Practical vs. Pretty
Sometimes they can be both, but if you have to decide between the two, practical should win. Cleaning those things is hard! And you’ll be cleaning them a lot. Most high chairs come in either a wood or plastic-base (with plastic the easiest to keep clean). The seat itself should be easy to wipe so try to steer clear of material that food will cake into. The straps that keep baby secured are an important security feature and should always be used. There should be a harness that crosses each shoulder and fastens across the waist. But make sure this is adjustable for your growing baby! Padding on the straps is a nice touch but not necessary.
Be careful not to buy a high chair that will overpower your space especially if you have a small house, or small dining room or kitchen. You likely won’t be putting it away every night (unless guests are coming) so it will quickly become a constant fixture. The easier it fits, the more room you and baby will have to maneuver around. Another key size-concern should be tray height; take a mental note (or even measure) how tall the chair is that you’ll be using to feed Junior and pay attention to how close it is to the height of the tray – you don’t want one too tall, or too short in comparison. The tray, in addition to the straps is another important safety feature that will keep baby securely in place – most trays are also adjustable to allow for your growing baby.
Do you eat out a lot or travel? You may want to consider a high chair that’s easily portable. This can mean one that’s lightweight and folds down easily (with one hand preferably), or one that clips on to the side of the table (make sure your table can withstand this!). Always test the features at the store and try folding them down several times before you buy.
Make sure to check the weight restrictions; most will last until 25 lbs or more, but not all.

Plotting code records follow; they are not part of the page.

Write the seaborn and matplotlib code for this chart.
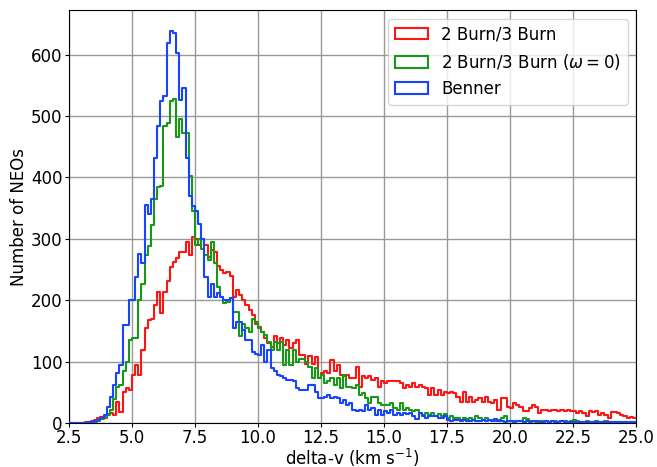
import numpy as np
import pandas as pd
import matplotlib
matplotlib.use("Agg")
import matplotlib.pyplot as plt
import seaborn as sns
from matplotlib.patches import Patch

# ---- data (counts per 0.125 km/s bin, starting at 2.5 km/s) ----
bin_start = 2.5
bin_width = 0.125

benner = [
    0, 0, 0, 0, 0, 0, 1, 2,
    3, 5, 8, 13, 27, 43, 62, 81, 95, 160, 160, 200, 200, 238, 276, 260, 355, 341, 365, 432, 484, 525,
    533, 618, 639, 635, 603, 526, 546, 432, 370, 354, 346, 324, 300, 238, 205, 227, 205, 211, 205, 200,
    200, 203, 154, 165, 165, 151, 135, 135, 116, 113, 111, 127, 100, 119, 89, 84, 78, 76, 73, 70, 70, 68, 57, 54,
    54, 54, 62, 62, 51, 41, 41, 43, 46, 41, 43, 41, 32, 38, 30, 32, 22, 19, 22, 19, 30, 22, 24, 14, 22, 14, 19, 16, 22, 14,
    16, 14, 16, 15, 16, 12, 7, 16, 11, 8, 12, 12, 11, 8, 8, 11, 5, 3, 5, 5, 3, 5, 3, 3, 5, 3, 4, 5, 3, 5, 3, 7, 3, 4, 2, 3,
    3, 2, 4, 3, 2, 3, 2, 4, 3, 2, 2, 3, 2, 3, 2, 2, 3, 2, 1, 2, 2, 1, 2, 2, 1, 1, 2, 1, 1, 2, 1, 1, 1, 2, 1, 1, 1, 0, 1, 1,
]

burn_w0 = [
    0, 0, 0, 0, 0, 0, 1, 1,
    2, 4, 6, 10, 14, 22, 40, 59, 62, 84, 100, 135, 138, 138, 200, 227, 273, 289, 322, 365, 384, 386,
    484, 489, 524, 527, 465, 495, 473, 473, 403, 346, 290, 300, 284, 273, 265, 295, 260, 222, 205, 195,
    197, 203, 181, 181, 141, 162, 154, 149, 170, 165, 154, 149, 143, 132, 119, 132, 119, 132, 95, 119, 95, 119, 100, 105,
    105, 100, 92, 73, 89, 73, 78, 65, 68, 73, 62, 73, 57, 78, 59, 59, 57, 62, 46, 49, 41, 32, 43, 43, 32, 30, 30, 30, 32, 24,
    22, 32, 22, 24, 22, 19, 22, 16, 14, 16, 14, 16, 11, 15, 12, 15, 8, 12, 9, 8, 5, 8, 7, 8, 5, 11, 9, 5, 8, 5, 5, 4, 5, 8, 11, 3,
    3, 4, 3, 4, 8, 6, 3, 3, 2, 3, 4, 3, 2, 3, 3, 2, 4, 3, 2, 3, 5, 3, 2, 2, 3, 2, 2, 3, 2, 2, 3, 2, 1, 2, 2, 1, 2, 1, 2, 1,
]

burn = [
    0, 0, 0, 0, 0, 1, 2, 3,
    5, 9, 10, 8, 15, 16, 14, 35, 18, 50, 57, 54, 78, 95, 78, 119, 154, 168, 170, 192, 213, 180,
    213, 232, 254, 262, 268, 278, 278, 295, 273, 303, 300, 290, 300, 290, 270, 282, 279, 255, 250, 245,
    246, 240, 205, 216, 208, 200, 192, 184, 176, 162, 157, 149, 138, 130, 124, 141, 130, 138, 127, 135, 122, 130, 135, 111,
    111, 97, 110, 97, 108, 73, 81, 84, 81, 103, 84, 95, 78, 76, 78, 73, 73, 92, 59, 76, 73, 76, 70, 73, 59, 68, 65, 68, 68, 68,
    68, 65, 57, 62, 59, 65, 59, 62, 59, 57, 46, 57, 46, 54, 46, 51, 49, 51, 49, 43, 35, 51, 35, 43, 35, 38, 41, 35, 43, 35, 32, 38, 22, 41, 41, 27,
    25, 32, 30, 27, 20, 20, 24, 29, 27, 16, 22, 22, 19, 22, 22, 19, 22, 19, 22, 20, 19, 16, 20, 16, 11, 19, 18, 19, 14, 16, 14, 8, 18, 18, 16, 14, 11, 8, 10, 9,
]

labels = ["2 Burn/3 Burn", r"2 Burn/3 Burn ($\omega=0$)", "Benner"]
colors = ["#ff1414", "#179917", "#1745ff"]
xticks = [2.5, 5.0, 7.5, 10.0, 12.5, 15.0, 17.5, 20.0, 22.5, 25.0]
yticks = [0, 100, 200, 300, 400, 500, 600]

# ---- figure (matplotlib default look) ----
plt.rcParams["font.family"] = ["DejaVu Sans"]

nbins = len(benner)
edges = [bin_start + bin_width * i for i in range(nbins + 1)]
centers = [e + bin_width / 2 for e in edges[:-1]]

fig, ax = plt.subplots(figsize=(6.57, 4.67), dpi=100)
fig.subplots_adjust(left=0.105, right=0.968, top=0.978, bottom=0.094)

for series, lab, col in zip([burn, burn_w0, benner], labels, colors):
    df = pd.DataFrame({"dv": centers, "n": series})
    sns.histplot(data=df, x="dv", weights="n", bins=edges, element="step",
                 fill=False, color=col, linewidth=1.5, ax=ax, zorder=3)

ax.set_xlim(2.5, 25.0)
ax.set_ylim(0, 672)
ax.set_xticks(xticks)
ax.set_yticks(yticks)
ax.tick_params(labelsize=12, length=3, pad=1.5)
ax.grid(True, color="#999999", linewidth=1.0, zorder=0)
ax.set_axisbelow(True)

ax.set_xlabel(r"delta-v (km s$^{-1}$)", fontsize=12, labelpad=0)
ax.set_ylabel("Number of NEOs", fontsize=12, labelpad=2)

handles = [Patch(facecolor="none", edgecolor=c, linewidth=1.5, label=l)
           for c, l in zip(colors, labels)]
ax.legend(handles=handles, loc="upper right", fontsize=12)

fig.savefig("out.png", dpi=100)
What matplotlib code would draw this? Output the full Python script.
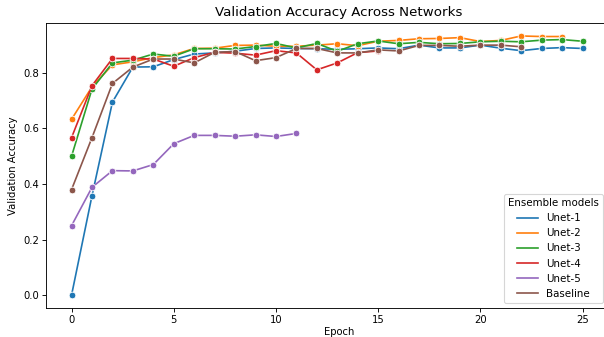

Some chairs come with extendable trays; if you intend to use yours for a few years, this could be an important function, as it’ll allow for more room as baby grows.
Some high chairs are now fully convertible — from baby to toddler. The upside of this is only having to buy one. The downside is because there’s no crystal ball, you can’t foresee how transferrable your child will be; he could outgrow the confinement of the highchair long before his second birthday and prefer (or well, insist) rather, to sit in a booster seat at the table. If you wait to buy the chair (since you won’t be needing it before at least six months), you’ll have a better sense of their developing personality and can make a more informed decision.
High chairs range dramatically in price; you can spend upwards of $500. Style and brand have a lot to do with this with the European ones generally costing more, but there is something for every budget out there. Do your due diligence and you’ll find something that fits both your home and baby’s needs perfectly.